Fine-grained sediment is a major source of pollution in the Chesapeake Bay and its tributaries due to its ability to attenuate light, smother habitat, and sorb and transport nutrients such as phosphorus and particulate nitrogen. Piedmont streams in the Mid-Atlantic region of the United States are frequently characterized by incised channels with steep and highly erodible banks of legacy sediment that can contribute to high sediment loads in these watersheds.

The quantification of bank erosion is essential to producing accurate sediment budgets, which are proving useful to inform management strategies and the remediation of degraded fluvial systems. A number of methods are outlined in the literature to measure bank erosion at various spatial scales.
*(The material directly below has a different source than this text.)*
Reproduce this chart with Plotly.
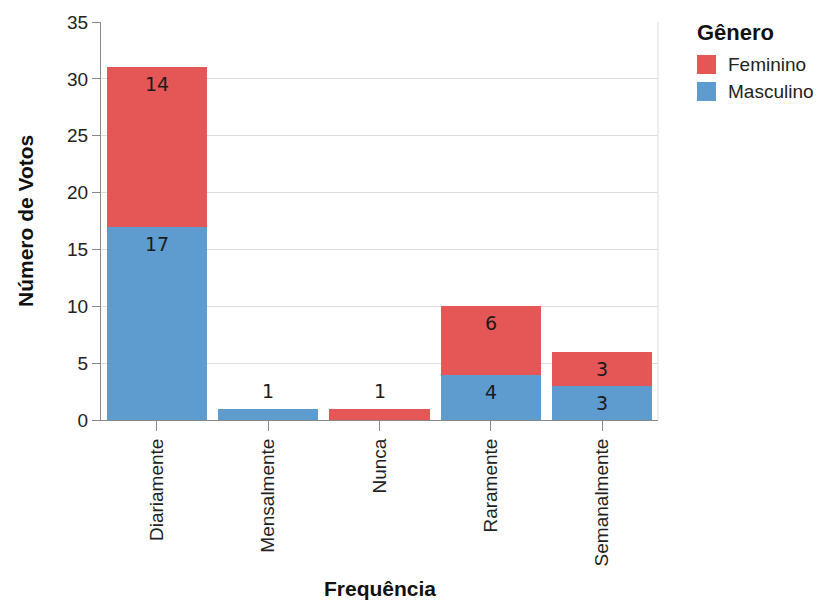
import plotly.graph_objects as go

# Survey answers: how often each group votes, split by gender
categories = ["Diariamente", "Mensalmente", "Nunca", "Raramente", "Semanalmente"]
masculino = [17, 1, 0, 4, 3]
feminino = [14, 0, 1, 6, 3]

series_names = ["Feminino", "Masculino"]
colors = {"Feminino": "#e45756", "Masculino": "#5e9bcf"}

W, H = 818, 601
L, R, T, B = 101, 658, 22, 420  # plot area in pixels

fig = go.Figure()
fig.add_trace(go.Bar(x=categories, y=masculino, name="Masculino",
                     marker=dict(color=colors["Masculino"], line=dict(width=0))))
fig.add_trace(go.Bar(x=categories, y=feminino, name="Feminino",
                     marker=dict(color=colors["Feminino"], line=dict(width=0))))

# value labels sit just under the top of each stacked segment;
# very short segments get their label above the bar instead
annotations = []
for i, cat in enumerate(categories):
    base = 0
    for vals in (masculino, feminino):
        v = vals[i]
        if v > 0:
            top = base + v
            shift = 18 if v < 2 else -17
            annotations.append(dict(
                x=cat, y=top, xref="x", yref="y", text=str(v), showarrow=False,
                yshift=shift, yanchor="middle",
                font=dict(family="DejaVu Sans", size=19, color="#1b1b1b")))
        base += v

# legend drawn as title, swatches and labels to the right of the plot
def px_x(p):
    return (p - L) / (R - L)

def px_y(p):
    return (B - p) / (B - T)

annotations.append(dict(x=px_x(695), y=px_y(32), xref="paper", yref="paper",
                        text="<b>Gênero</b>", showarrow=False, xanchor="left",
                        yanchor="middle",
                        font=dict(family="Liberation Sans", size=22, color="#111")))
shapes = []
for k, name in enumerate(series_names):
    y0 = 55 + k * 27
    shapes.append(dict(type="rect", xref="paper", yref="paper",
                       x0=px_x(697), x1=px_x(716), y0=px_y(y0 + 19), y1=px_y(y0),
                       fillcolor=colors[name], line=dict(width=0)))
    annotations.append(dict(x=px_x(726), y=px_y(y0 + 9.5), xref="paper", yref="paper",
                            text=name, showarrow=False, xanchor="left", yanchor="middle",
                            font=dict(family="Liberation Sans", size=19, color="#222")))

# axis titles
annotations.append(dict(x=0.5, y=px_y(588), xref="paper", yref="paper",
                        text="<b>Frequência</b>", showarrow=False,
                        xanchor="center", yanchor="middle",
                        font=dict(family="Liberation Sans", size=21, color="#111")))
annotations.append(dict(x=px_x(25), y=0.5, xref="paper", yref="paper",
                        text="<b>Número de Votos</b>", showarrow=False, textangle=-90,
                        xanchor="center", yanchor="middle",
                        font=dict(family="Liberation Sans", size=21, color="#111")))

# right edge of the view
shapes.append(dict(type="line", xref="paper", yref="paper", x0=1, x1=1, y0=0, y1=1,
                   line=dict(color="#dddddd", width=1)))

fig.update_layout(
    width=W, height=H,
    margin=dict(l=L, r=W - R, t=T, b=H - B),
    barmode="stack", bargap=0.1,
    showlegend=False,
    paper_bgcolor="white", plot_bgcolor="white",
    font=dict(family="Liberation Sans", size=19, color="#222"),
    annotations=annotations, shapes=shapes,
    xaxis=dict(
        type="category", categoryorder="array", categoryarray=categories,
        range=[-0.5, len(categories) - 0.5], automargin=False,
        tickangle=-90, ticks="outside", ticklen=10, tickcolor="#888",
        showline=True, linecolor="#888", linewidth=1, showgrid=False,
        tickfont=dict(family="Liberation Sans", size=19, color="#222"),
    ),
    yaxis=dict(
        range=[0, 35], dtick=5, ticks="outside", ticklen=8, tickcolor="#888",
        showline=True, linecolor="#888", linewidth=1, automargin=False,
        showgrid=True, gridcolor="#dddddd", gridwidth=1, zeroline=False,
        tickfont=dict(family="Liberation Sans", size=19, color="#222"),
    ),
)

fig.write_html("out.html")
This investigation compares the use of traditional bank pin measurements and structure-from-motion photogrammetric techniques to quantify streambank erosion in the agricultural Little Catoctin Creek in Central Maryland, USA.
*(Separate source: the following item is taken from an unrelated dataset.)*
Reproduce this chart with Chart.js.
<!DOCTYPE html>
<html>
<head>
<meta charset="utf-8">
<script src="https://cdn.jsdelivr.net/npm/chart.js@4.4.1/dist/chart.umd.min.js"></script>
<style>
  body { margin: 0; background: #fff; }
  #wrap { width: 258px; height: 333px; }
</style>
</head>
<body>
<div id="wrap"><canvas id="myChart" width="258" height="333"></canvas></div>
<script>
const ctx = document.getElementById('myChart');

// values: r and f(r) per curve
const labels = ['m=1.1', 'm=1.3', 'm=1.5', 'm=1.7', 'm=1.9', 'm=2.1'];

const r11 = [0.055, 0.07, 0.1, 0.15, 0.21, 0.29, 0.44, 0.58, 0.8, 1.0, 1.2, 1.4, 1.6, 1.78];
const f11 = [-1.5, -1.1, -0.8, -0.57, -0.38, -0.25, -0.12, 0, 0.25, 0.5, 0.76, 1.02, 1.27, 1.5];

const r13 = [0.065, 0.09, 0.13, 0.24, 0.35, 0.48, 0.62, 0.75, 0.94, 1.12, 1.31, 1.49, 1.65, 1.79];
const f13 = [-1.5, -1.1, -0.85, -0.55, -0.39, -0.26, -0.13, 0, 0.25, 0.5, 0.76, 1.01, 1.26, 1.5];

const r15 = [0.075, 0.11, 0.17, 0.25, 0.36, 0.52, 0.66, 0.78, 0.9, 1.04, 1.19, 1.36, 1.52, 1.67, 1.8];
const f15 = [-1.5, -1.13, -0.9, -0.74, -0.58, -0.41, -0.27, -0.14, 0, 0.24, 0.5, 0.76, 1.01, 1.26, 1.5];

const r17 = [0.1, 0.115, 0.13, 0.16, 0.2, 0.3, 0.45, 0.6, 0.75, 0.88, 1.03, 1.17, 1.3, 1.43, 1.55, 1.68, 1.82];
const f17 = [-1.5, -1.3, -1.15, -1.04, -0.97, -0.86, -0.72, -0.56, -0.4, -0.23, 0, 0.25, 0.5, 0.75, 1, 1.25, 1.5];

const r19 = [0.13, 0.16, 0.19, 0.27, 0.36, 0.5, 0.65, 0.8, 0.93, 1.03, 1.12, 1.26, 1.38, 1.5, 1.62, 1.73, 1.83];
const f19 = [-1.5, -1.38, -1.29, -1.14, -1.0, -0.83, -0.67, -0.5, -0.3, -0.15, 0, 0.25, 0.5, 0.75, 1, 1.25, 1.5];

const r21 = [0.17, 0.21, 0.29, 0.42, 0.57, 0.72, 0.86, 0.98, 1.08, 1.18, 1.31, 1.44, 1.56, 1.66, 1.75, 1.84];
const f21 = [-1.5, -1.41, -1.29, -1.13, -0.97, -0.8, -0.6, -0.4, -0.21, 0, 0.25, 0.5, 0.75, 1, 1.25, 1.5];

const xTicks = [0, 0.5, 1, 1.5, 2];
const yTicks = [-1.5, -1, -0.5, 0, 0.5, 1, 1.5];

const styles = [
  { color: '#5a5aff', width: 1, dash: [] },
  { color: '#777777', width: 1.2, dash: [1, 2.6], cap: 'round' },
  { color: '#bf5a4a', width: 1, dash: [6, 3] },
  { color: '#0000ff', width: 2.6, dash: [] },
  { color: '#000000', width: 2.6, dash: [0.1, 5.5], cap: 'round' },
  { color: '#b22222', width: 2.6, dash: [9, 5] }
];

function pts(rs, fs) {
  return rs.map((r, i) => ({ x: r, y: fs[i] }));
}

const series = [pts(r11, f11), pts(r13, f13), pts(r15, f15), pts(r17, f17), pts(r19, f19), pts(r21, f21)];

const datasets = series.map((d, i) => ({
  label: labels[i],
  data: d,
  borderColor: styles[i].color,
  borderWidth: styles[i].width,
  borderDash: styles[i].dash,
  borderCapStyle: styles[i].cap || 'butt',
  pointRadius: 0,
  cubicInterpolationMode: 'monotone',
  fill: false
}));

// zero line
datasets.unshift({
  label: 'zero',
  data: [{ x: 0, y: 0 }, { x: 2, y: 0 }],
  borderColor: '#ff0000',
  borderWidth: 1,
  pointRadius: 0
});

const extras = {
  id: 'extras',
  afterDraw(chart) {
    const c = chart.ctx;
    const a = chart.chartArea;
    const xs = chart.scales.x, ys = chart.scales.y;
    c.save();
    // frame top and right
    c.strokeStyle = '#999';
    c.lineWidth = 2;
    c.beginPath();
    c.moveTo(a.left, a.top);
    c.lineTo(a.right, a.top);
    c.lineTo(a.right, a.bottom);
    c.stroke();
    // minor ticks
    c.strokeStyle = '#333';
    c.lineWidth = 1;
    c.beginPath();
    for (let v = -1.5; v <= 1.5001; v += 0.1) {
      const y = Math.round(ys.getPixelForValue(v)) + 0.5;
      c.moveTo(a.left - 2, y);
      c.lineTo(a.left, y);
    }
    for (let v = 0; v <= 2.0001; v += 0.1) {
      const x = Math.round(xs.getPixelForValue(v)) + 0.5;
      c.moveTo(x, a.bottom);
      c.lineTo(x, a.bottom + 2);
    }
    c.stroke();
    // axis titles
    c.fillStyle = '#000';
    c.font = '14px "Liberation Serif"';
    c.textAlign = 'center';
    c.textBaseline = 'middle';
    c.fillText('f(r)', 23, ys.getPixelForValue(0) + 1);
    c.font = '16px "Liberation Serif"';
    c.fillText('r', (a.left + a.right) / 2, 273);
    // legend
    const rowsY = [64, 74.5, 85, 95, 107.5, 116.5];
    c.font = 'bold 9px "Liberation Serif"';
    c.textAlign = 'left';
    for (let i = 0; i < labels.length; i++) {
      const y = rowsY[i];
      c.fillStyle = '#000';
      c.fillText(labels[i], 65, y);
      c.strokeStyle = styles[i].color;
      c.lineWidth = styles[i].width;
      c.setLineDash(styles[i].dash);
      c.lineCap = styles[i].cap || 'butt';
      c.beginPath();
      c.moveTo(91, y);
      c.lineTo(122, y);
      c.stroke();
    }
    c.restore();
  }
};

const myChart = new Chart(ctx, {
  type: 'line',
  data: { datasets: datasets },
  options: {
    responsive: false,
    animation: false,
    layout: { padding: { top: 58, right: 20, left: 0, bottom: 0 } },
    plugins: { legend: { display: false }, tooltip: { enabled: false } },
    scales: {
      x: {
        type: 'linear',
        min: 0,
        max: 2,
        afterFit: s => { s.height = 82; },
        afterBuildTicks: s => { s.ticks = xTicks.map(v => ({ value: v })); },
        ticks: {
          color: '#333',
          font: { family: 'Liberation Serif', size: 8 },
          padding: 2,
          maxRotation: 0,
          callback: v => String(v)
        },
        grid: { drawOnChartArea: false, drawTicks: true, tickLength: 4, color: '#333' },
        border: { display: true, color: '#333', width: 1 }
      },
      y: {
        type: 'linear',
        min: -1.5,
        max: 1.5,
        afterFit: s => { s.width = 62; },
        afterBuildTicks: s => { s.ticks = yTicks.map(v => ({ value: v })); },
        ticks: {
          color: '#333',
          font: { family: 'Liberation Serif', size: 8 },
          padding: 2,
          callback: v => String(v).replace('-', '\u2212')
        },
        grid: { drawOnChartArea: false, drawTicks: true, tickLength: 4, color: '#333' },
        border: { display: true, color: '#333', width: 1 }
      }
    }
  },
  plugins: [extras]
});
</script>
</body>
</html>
Bank pin measurements, representing only a single point in space, were found to vary based on the subjective initial placement of bank pin locations and completely missed nearby large bank failures. Photogrammetric techniques using Structure from Motion, in contrast, were able to capture a more spatially-complete profile of a streambank and capture changes at a scale that a single bank pin would be unable to detect. Using a Nikon D810 camera and AgiSoft Photoscan software, bank scans were able to reconstruct banks with a RMSE as low as 0.1mm and repeat scan alignment resolution of <2mm. However, photogrammetry exhibited some coverage gaps in areas of high vegetation density during summer months.

This spatial data, when coupled with bank sediment bulk density, may be used to accurately quantify volumetric change as well as sediment loads originating from bank erosion. This is a powerful, emerging tool for the generation of sediment budgets, and may provide researchers with higher resolution and spatial coverage in comparison to traditional methods.